Ведь наша юность прошла при Шеллере.

И «Шеллер» звучит нам, как «юность».

II

Михайлов…

Это уже звучит иначе.

«Шеллер», это — та нота, которой начиналась мелодия тихая и ясная.

«Михайлов», это — уже аккорд из симфонии.

Из симфонии, которая казалась героической тогда, о которой теперь можно вспомнить с улыбкой без горечи.

Такое было время.

Теперь г. Нотович делает Бокля «доступнее» для взрослых.

Тогда гимназист четвёртого класса, не читавший «Истории цивилизации Англии», считался «отсталым».

В пятом классе мы вырабатывали устав рабочего банка «по Прудону».

И среди излюбленных книг, обязательных для прочтения всякому «мыслящему» юноше, была «История пролетариата во Франции» Михайлова.

— Он читает уже «Историю пролетариата».

Это было в те времена куда большим аттестатом зрелости, чем «аттестат зрелости».

Не зная хорошенько, что такое «история», что такое «пролетариат» и что такое «Франция», мы читали и зачитывались этой книгой.

И она больше говорила нам, чем всё, что было говорено в школе.

Думали ли создатели классицизма, куда пойдёт молодая мысль, жаждущая знанья, страстная, сгорающая от любопытства, — куда она пойдёт, куда она бежит от их классической пустыни.

Нас заставляли учить Цицерона, а мы делались «Катилинами».

Не забавно?

И вот на экзамене истории при переходе из четвёртого в пятый класс ваш покорнейший Катилина вынимает билет:

«Первая французская революция».

Можете себе представить, как я задрожал.

Вот когда я всё расскажу.

Было часа два. Измученный экзаменом, наш «историк» К. лениво протянул руку за моим билетом:

— Ну, что у вас там?

— Великая французская революция!

— Первая французская революция! — небрежно сказал К. — Ну, рассказывайте!

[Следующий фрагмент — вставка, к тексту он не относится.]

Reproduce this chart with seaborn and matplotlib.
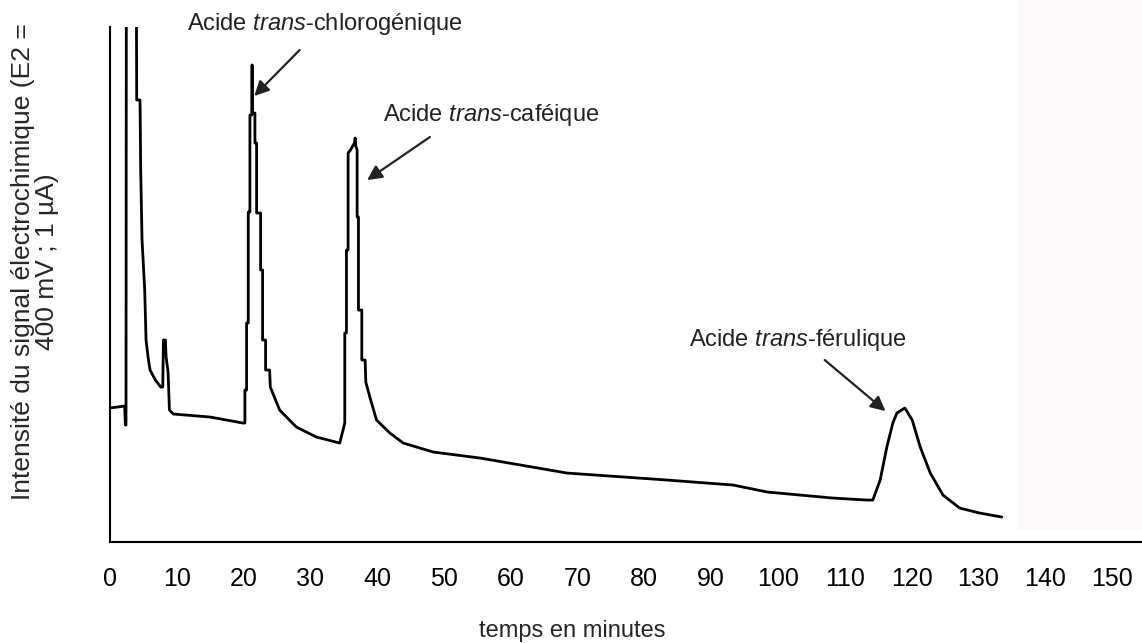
import matplotlib
matplotlib.use("Agg")
import matplotlib.pyplot as plt
import seaborn as sns
from matplotlib.patches import Rectangle

# chromatogram (time in minutes, signal in arbitrary units)
temps = [0.0, 2.2, 2.3, 2.4, 2.45, 3.95, 4.0, 4.5, 4.6, 4.8, 5.2, 5.4, 5.7, 6.0,
         6.8, 7.6, 7.9, 8.0, 8.3, 8.4, 8.7, 8.9, 9.5, 15.0, 19.9,
         20.2, 20.2, 20.45, 20.45, 20.7, 20.7, 20.95, 20.95, 21.25, 21.25,
         21.3, 21.3, 21.7, 21.7, 21.95, 21.95, 22.55, 22.55, 22.85, 22.85,
         23.3, 23.3, 23.9, 24.0, 25.4, 27.9, 30.9, 34.4,
         35.15, 35.15, 35.4, 35.4, 35.65, 35.65, 36.0, 36.6, 36.7, 36.8,
         37.0, 37.0, 37.2, 37.2, 37.7, 37.7, 38.2, 38.3, 38.9, 39.9, 41.9, 43.9,
         48.4, 55.4, 68.4, 83.4, 93.3, 98.4, 108.2, 113.3, 114.2, 115.3, 116.3,
         117.2, 117.8, 119.0, 120.1, 121.3, 122.8, 124.7, 127.2, 130.2, 133.5]
signal = [134, 136, 117, 117, 560, 560, 442, 442, 372, 302, 252, 202, 185, 172,
          162, 155, 155, 202, 202, 185, 170, 132, 128, 125, 119,
          119, 152, 152, 219, 219, 330, 330, 427, 427, 477,
          477, 429, 429, 399, 399, 329, 329, 272, 272, 202,
          202, 172, 172, 155, 132, 115, 105, 99,
          119, 209, 209, 292, 292, 389, 392, 399, 404, 396,
          392, 325, 325, 232, 232, 182, 182, 160, 145, 122, 109, 99,
          90, 84, 69, 62, 57, 50, 44, 42, 42, 62, 95,
          119, 129, 134, 122, 95, 69, 47, 34, 29, 25]

x_ticks = list(range(0, 160, 10))

# peak labels: (text, text position, arrow start, arrow tip)
pics = [
    ("Acide $\\mathit{trans}$-chlorogénique", (32.2, 518), (28.4, 492), (21.6, 446)),
    ("Acide $\\mathit{trans}$-caféique", (57.0, 427), (47.9, 405), (38.5, 362)),
    ("Acide $\\mathit{trans}$-férulique", (103.0, 202), (107.0, 182), (116.1, 131)),
]

sns.set_style("white")
plt.rcParams["font.family"] = ["Liberation Sans", "DejaVu Sans"]
plt.rcParams["mathtext.fontset"] = "custom"
plt.rcParams["mathtext.rm"] = "Liberation Sans"
plt.rcParams["mathtext.it"] = "Liberation Sans:italic"

fig = plt.figure(figsize=(11.42, 6.43), dpi=100)
# faint pinkish patch on the right side of the original image
fig.patches.append(Rectangle((0.8906, 0.176), 0.11, 0.824, transform=fig.transFigure,
                             facecolor="#fdf9fa", edgecolor="none", zorder=-1))
ax = fig.add_axes([0.0963, 0.157, 0.9037, 0.801])
ax.patch.set_alpha(0)

sns.lineplot(x=temps, y=signal, estimator=None, sort=False, color="black",
             linewidth=2.0, ax=ax)

ax.set_xlim(0, 154.5)
ax.set_ylim(0, 515)
ax.set_xticks(x_ticks)
ax.set_yticks([])
ax.tick_params(axis="x", direction="out", length=6, width=1.4, pad=12,
               labelsize=18, colors="black")
for side in ["top", "right"]:
    ax.spines[side].set_visible(False)
for side in ["left", "bottom"]:
    ax.spines[side].set_linewidth(1.5)
    ax.spines[side].set_color("black")

ax.set_xlabel("temps en minutes", fontsize=17)
ax.xaxis.set_label_coords(0.448, -0.152)
ax.set_ylabel("Intensité du signal électrochimique (E2 =\n400 mV ; 1 µA)",
              fontsize=19, linespacing=1.0)
ax.yaxis.label.set_va("center")
ax.yaxis.set_label_coords(-0.073, 0.544)

for texte, pos, debut, pointe in pics:
    ax.text(pos[0], pos[1], texte, fontsize=17, ha="center", va="center",
            color="#222222", clip_on=False)
    ax.annotate("", xy=pointe, xytext=debut, annotation_clip=False,
                arrowprops=dict(arrowstyle="-|>", color="#222222", lw=1.6,
                                mutation_scale=22, shrinkA=0, shrinkB=0))

fig.savefig("out.png", dpi=100)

— Великая французская революция… — с ударением повторил я.

И пошёл!

Даже усталый вконец К. поднял голову:

— Позвольте! Позвольте! Да вы по какому же, собственно, источнику готовились?

— По «Истории пролетариата во Франции», — заносчиво отвечал я.

К. только откинулся на спинку кресла:

— Ого!

Он улыбнулся:

— По Иловайскому надо готовиться. Ну, да ладно. Расскажите-ка лучше про битву у Калки, что вы знаете?

И, глотая слёзы обиды, мне пришлось рассказывать про битву при Калке.